---------- Given material ----------

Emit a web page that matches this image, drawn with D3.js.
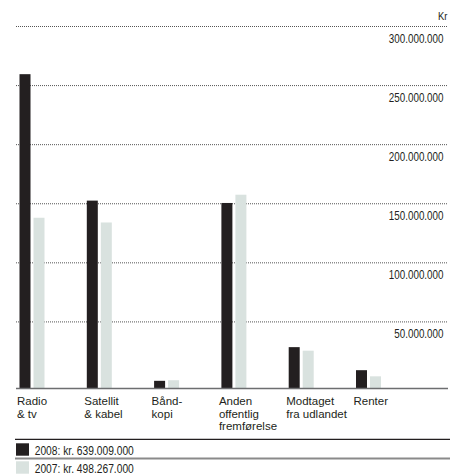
<!DOCTYPE html>
<html lang="da">
<head>
    <meta charset="UTF-8">
    <title>Indtægter 2008 / 2007</title>
    <script src="https://cdnjs.cloudflare.com/ajax/libs/d3/7.8.5/d3.min.js"></script>
    <style>
        body {
            margin: 0;
            background: #fff;
        }
        svg { display: block; }
        .tick-label { font-family: "Liberation Sans", Arial, sans-serif; font-size: 12px; fill: #231f20; }
        .cat-label { font-family: "Liberation Sans", Arial, sans-serif; font-size: 11.5px; fill: #231f20; }
        .legend-label { font-family: "Liberation Sans", Arial, sans-serif; font-size: 12.5px; fill: #231f20; }
    </style>
</head>
<body>
    <div id="chart"></div>

    <script>
        // Data (kr.)
        const categories = ['Radio & tv', 'Satellit & kabel', 'Båndkopi', 'Anden offentlig fremførelse', 'Modtaget fra udlandet', 'Renter'];
        const categoryLines = [
            ['Radio', '& tv'],
            ['Satellit', '& kabel'],
            ['Bånd-', 'kopi'],
            ['Anden', 'offentlig', 'fremførelse'],
            ['Modtaget', 'fra udlandet'],
            ['Renter']
        ];
        const years = ['2008', '2007'];
        const values2008 = [266000000, 159000000, 6500000, 157000000, 35000000, 15500000];
        const values2007 = [144500000, 140500000, 7000000, 164000000, 32000000, 10300000];
        const totals = [639009000, 498267000];
        const yTicks = [50000000, 100000000, 150000000, 200000000, 250000000, 300000000];
        const colors = ['#231f20', '#d9e2df'];

        const width = 460;
        const height = 475;

        const da = d3.formatLocale({ decimal: ',', thousands: '.', grouping: [3], currency: ['kr. ', ''] });
        const fmt = da.format(',d');

        // no narrow font installed, so squeeze Liberation Sans like Arial Narrow
        const narrow = 0.82;

        const svg = d3.select('#chart')
            .append('svg')
            .attr('width', width)
            .attr('height', height);

        const left = 16, right = 448;
        const baseY = 388.5;
        // grid lines sit a little above their value in the original
        const gridShift = 7.5;

        const y = d3.scaleLinear()
            .domain([0, 300000000])
            .range([baseY, 34]);

        const x = d3.scaleBand()
            .domain(categories)
            .range([19.5, 19.5 + 6 * 67.3]);

        const xYear = d3.scaleBand()
            .domain(years)
            .range([0, 25])
            .paddingInner(0.2143);

        // gridlines + tick labels
        const grid = svg.append('g');
        grid.selectAll('line')
            .data(yTicks)
            .enter().append('line')
            .attr('x1', left)
            .attr('x2', right)
            .attr('y1', d => y(d) - gridShift)
            .attr('y2', d => y(d) - gridShift)
            .attr('stroke', '#555')
            .attr('stroke-width', 1)
            .attr('stroke-dasharray', '1,1');

        grid.selectAll('text')
            .data(yTicks)
            .enter().append('text')
            .attr('class', 'tick-label')
            .attr('transform', d => `translate(443.5,${y(d) - gridShift + 16.2}) scale(${narrow},1)`)
            .attr('text-anchor', 'end')
            .text(d => fmt(d));

        svg.append('text')
            .attr('class', 'tick-label')
            .attr('transform', `translate(447.5,19.5) scale(${narrow},1)`)
            .attr('text-anchor', 'end')
            .style('font-size', '11.5px')
            .text('Kr');

        // bars
        const series = [values2008, values2007];
        const groups = svg.append('g')
            .selectAll('g')
            .data(categories)
            .enter().append('g')
            .attr('transform', d => `translate(${x(d)},0)`);

        groups.selectAll('rect')
            .data((d, i) => years.map((yr, k) => ({ year: yr, value: series[k][i], k })))
            .enter().append('rect')
            .attr('x', d => xYear(d.year))
            .attr('width', xYear.bandwidth())
            .attr('y', d => y(d.value))
            .attr('height', d => baseY - y(d.value))
            .attr('fill', d => colors[d.k]);

        // baseline
        svg.append('line')
            .attr('x1', left)
            .attr('x2', right)
            .attr('y1', baseY)
            .attr('y2', baseY)
            .attr('stroke', '#6d6e70')
            .attr('stroke-width', 1.3);

        // category labels
        groups.append('text')
            .attr('class', 'cat-label')
            .attr('y', 405)
            .selectAll('tspan')
            .data((d, i) => categoryLines[i])
            .enter().append('tspan')
            .attr('x', -2.5)
            .attr('dy', (d, i) => i === 0 ? 0 : 12.7)
            .text(d => d);

        // legend
        const legendTop = 439.3;
        svg.append('line')
            .attr('x1', 15)
            .attr('x2', 450)
            .attr('y1', legendTop)
            .attr('y2', legendTop)
            .attr('stroke', '#231f20')
            .attr('stroke-width', 1.2);

        svg.append('line')
            .attr('x1', 15)
            .attr('x2', 450)
            .attr('y1', 458.5)
            .attr('y2', 458.5)
            .attr('stroke', '#8a8a8a')
            .attr('stroke-width', 1.8);

        const legend = svg.append('g')
            .selectAll('g')
            .data(years)
            .enter().append('g')
            .attr('transform', (d, i) => `translate(16,${443.3 + i * 18})`);

        legend.append('rect')
            .attr('width', 13)
            .attr('height', 12.4)
            .attr('fill', (d, i) => colors[i]);

        legend.append('text')
            .attr('class', 'legend-label')
            .attr('transform', `translate(18.7,11.4) scale(${narrow},1)`)
            .text((d, i) => `${d}: kr. ${fmt(totals[i])}`);
    </script>
</body>
</html>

----------

#### Exercise description
Write out the listing above again, exactly, but with no pictures in the copy.

#### Exercise output
Emit a web page that matches this image, drawn with D3.js.
<!DOCTYPE html>
<html lang="da">
<head>
    <meta charset="UTF-8">
    <title>Indtægter 2008 / 2007</title>
    <script src="https://cdnjs.cloudflare.com/ajax/libs/d3/7.8.5/d3.min.js"></script>
    <style>
        body {
            margin: 0;
            background: #fff;
        }
        svg { display: block; }
        .tick-label { font-family: "Liberation Sans", Arial, sans-serif; font-size: 12px; fill: #231f20; }
        .cat-label { font-family: "Liberation Sans", Arial, sans-serif; font-size: 11.5px; fill: #231f20; }
        .legend-label { font-family: "Liberation Sans", Arial, sans-serif; font-size: 12.5px; fill: #231f20; }
    </style>
</head>
<body>
    <div id="chart"></div>

    <script>
        // Data (kr.)
        const categories = ['Radio & tv', 'Satellit & kabel', 'Båndkopi', 'Anden offentlig fremførelse', 'Modtaget fra udlandet', 'Renter'];
        const categoryLines = [
            ['Radio', '& tv'],
            ['Satellit', '& kabel'],
            ['Bånd-', 'kopi'],
            ['Anden', 'offentlig', 'fremførelse'],
            ['Modtaget', 'fra udlandet'],
            ['Renter']
        ];
        const years = ['2008', '2007'];
        const values2008 = [266000000, 159000000, 6500000, 157000000, 35000000, 15500000];
        const values2007 = [144500000, 140500000, 7000000, 164000000, 32000000, 10300000];
        const totals = [639009000, 498267000];
        const yTicks = [50000000, 100000000, 150000000, 200000000, 250000000, 300000000];
        const colors = ['#231f20', '#d9e2df'];

        const width = 460;
        const height = 475;

        const da = d3.formatLocale({ decimal: ',', thousands: '.', grouping: [3], currency: ['kr. ', ''] });
        const fmt = da.format(',d');

        // no narrow font installed, so squeeze Liberation Sans like Arial Narrow
        const narrow = 0.82;

        const svg = d3.select('#chart')
            .append('svg')
            .attr('width', width)
            .attr('height', height);

        const left = 16, right = 448;
        const baseY = 388.5;
        // grid lines sit a little above their value in the original
        const gridShift = 7.5;

        const y = d3.scaleLinear()
            .domain([0, 300000000])
            .range([baseY, 34]);

        const x = d3.scaleBand()
            .domain(categories)
            .range([19.5, 19.5 + 6 * 67.3]);

        const xYear = d3.scaleBand()
            .domain(years)
            .range([0, 25])
            .paddingInner(0.2143);

        // gridlines + tick labels
        const grid = svg.append('g');
        grid.selectAll('line')
            .data(yTicks)
            .enter().append('line')
            .attr('x1', left)
            .attr('x2', right)
            .attr('y1', d => y(d) - gridShift)
            .attr('y2', d => y(d) - gridShift)
            .attr('stroke', '#555')
            .attr('stroke-width', 1)
            .attr('stroke-dasharray', '1,1');

        grid.selectAll('text')
            .data(yTicks)
            .enter().append('text')
            .attr('class', 'tick-label')
            .attr('transform', d => `translate(443.5,${y(d) - gridShift + 16.2}) scale(${narrow},1)`)
            .attr('text-anchor', 'end')
            .text(d => fmt(d));

        svg.append('text')
            .attr('class', 'tick-label')
            .attr('transform', `translate(447.5,19.5) scale(${narrow},1)`)
            .attr('text-anchor', 'end')
            .style('font-size', '11.5px')
            .text('Kr');

        // bars
        const series = [values2008, values2007];
        const groups = svg.append('g')
            .selectAll('g')
            .data(categories)
            .enter().append('g')
            .attr('transform', d => `translate(${x(d)},0)`);

        groups.selectAll('rect')
            .data((d, i) => years.map((yr, k) => ({ year: yr, value: series[k][i], k })))
            .enter().append('rect')
            .attr('x', d => xYear(d.year))
            .attr('width', xYear.bandwidth())
            .attr('y', d => y(d.value))
            .attr('height', d => baseY - y(d.value))
            .attr('fill', d => colors[d.k]);

        // baseline
        svg.append('line')
            .attr('x1', left)
            .attr('x2', right)
            .attr('y1', baseY)
            .attr('y2', baseY)
            .attr('stroke', '#6d6e70')
            .attr('stroke-width', 1.3);

        // category labels
        groups.append('text')
            .attr('class', 'cat-label')
            .attr('y', 405)
            .selectAll('tspan')
            .data((d, i) => categoryLines[i])
            .enter().append('tspan')
            .attr('x', -2.5)
            .attr('dy', (d, i) => i === 0 ? 0 : 12.7)
            .text(d => d);

        // legend
        const legendTop = 439.3;
        svg.append('line')
            .attr('x1', 15)
            .attr('x2', 450)
            .attr('y1', legendTop)
            .attr('y2', legendTop)
            .attr('stroke', '#231f20')
            .attr('stroke-width', 1.2);

        svg.append('line')
            .attr('x1', 15)
            .attr('x2', 450)
            .attr('y1', 458.5)
            .attr('y2', 458.5)
            .attr('stroke', '#8a8a8a')
            .attr('stroke-width', 1.8);

        const legend = svg.append('g')
            .selectAll('g')
            .data(years)
            .enter().append('g')
            .attr('transform', (d, i) => `translate(16,${443.3 + i * 18})`);

        legend.append('rect')
            .attr('width', 13)
            .attr('height', 12.4)
            .attr('fill', (d, i) => colors[i]);

        legend.append('text')
            .attr('class', 'legend-label')
            .attr('transform', `translate(18.7,11.4) scale(${narrow},1)`)
            .text((d, i) => `${d}: kr. ${fmt(totals[i])}`);
    </script>
</body>
</html>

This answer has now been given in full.